Homework time can be like the burning pits of hell for some parents, and I’m sure it can be pretty unpleasant for kids too. Think about it from their perspectives. They’re in school all day filling their brains with beneficial knowledge, memorizing things, concentrating hard, not having to pay bills. And when they get home after a long hard day of learning, they probably just want to settle down by watching their television shows, listening to some tunes, or going outside to play with their friends. Do kids even still go outside to play anymore? Nevertheless, and irrespective of their settle down preferences, I would guess that at least 70 percent of kids would prefer to do something else, anything else besides doing their homework when they get home from school. Then here we come, as parents with no conception of the harsh realities of learning, to enforce the law of homework and a battle ensues.
Despite the humor of this post, the reality is that parents and children get stuck in the perceptual cycle that is homework hell all the time. For children that hate doing homework, they can be extremely avoidant, wait to the last minute to begin, give up half-way through, or forget about it all together.
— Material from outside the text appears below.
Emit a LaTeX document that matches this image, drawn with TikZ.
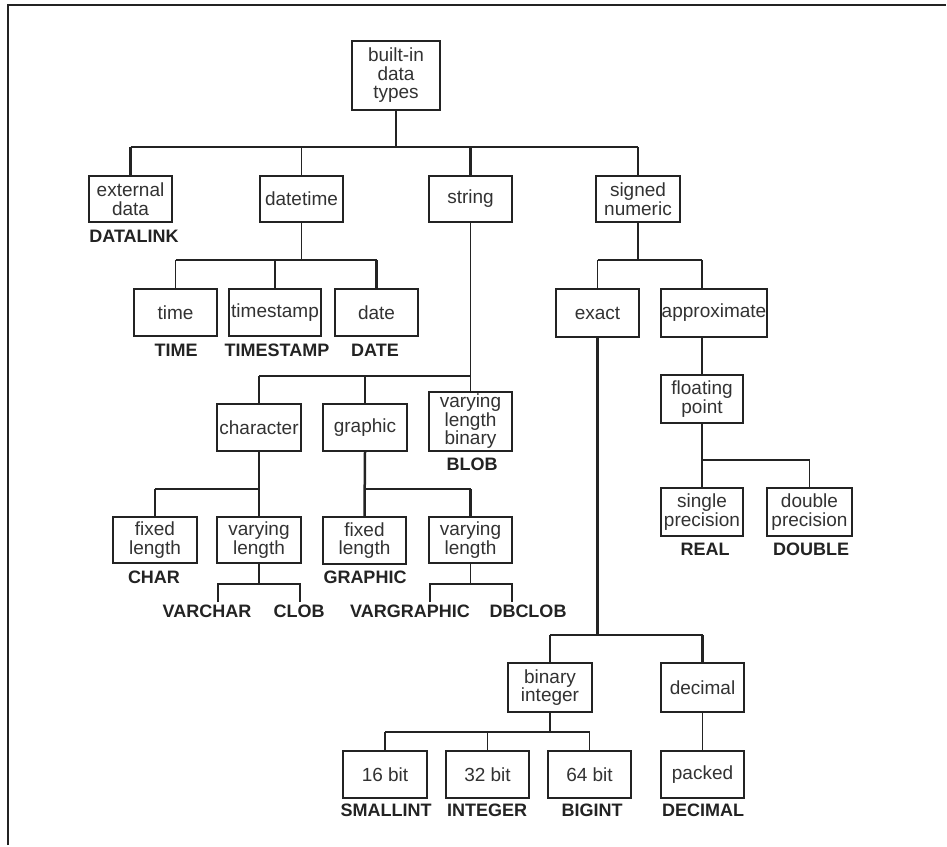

They may become angry when homework is forced upon them, act out, or drag the homework process out into the wee hours of the morning. When this happens, it can end in frustration for both parent and child. Frustration is something that we want to avoid because it can create an unhealthy dynamic and make everyone miserable! Fortunately, I have some suggestions that can remove you from purgatory and turn homework time into something that is tolerable.
Suggestion Number One: Start Early
Starting homework early will be beneficially to you both. Your child can get it out of the way and spend the rest of their day doing the things that they enjoy. Their brain functioning will be a lot better than if they were to try to complete it at their bed-time, and you both can enjoy sleeping for a substantial amount of time before having to get ready for the next day.
Suggestion Number Two: Try to Make It Fun
Why not make homework a game? This way you both can have fun and build some positive rapport. Creating games around homework is a creative way to get it done. This should be something that you individualize to your child but one idea that may work (if you’re currently lacking the creative juices) is to schedule game breaks every 20-30 minutes to do flips or run a quick race down the block. These breaks can be a great motivator to get work done and can be based upon contingencies (e.g. “if you complete this page in this amount of time then I get to smoke you in a race”).
Suggestion Number Three: Incorporate a Token Economy
Like suggestion two, suggestion three is also based on contingencies. But a token economy is a contingency plan on steroids. Not to alarm you, because a token economy is very easy to implement, it just takes a little more time than a spur of the moment race. It has to be planned, consistent, and well thought out. The basic principle of the token economy is that a child earns a certain number of tokens by engaging in desired behaviors (in this instance, doing their homework), that can be exchanged for things that they like. The tokens in the token economy is the currency that can be used to motivate your child to do homework. It gives you the power without the stress because you can either provide the reinforcement or withhold it based upon your child’s performance.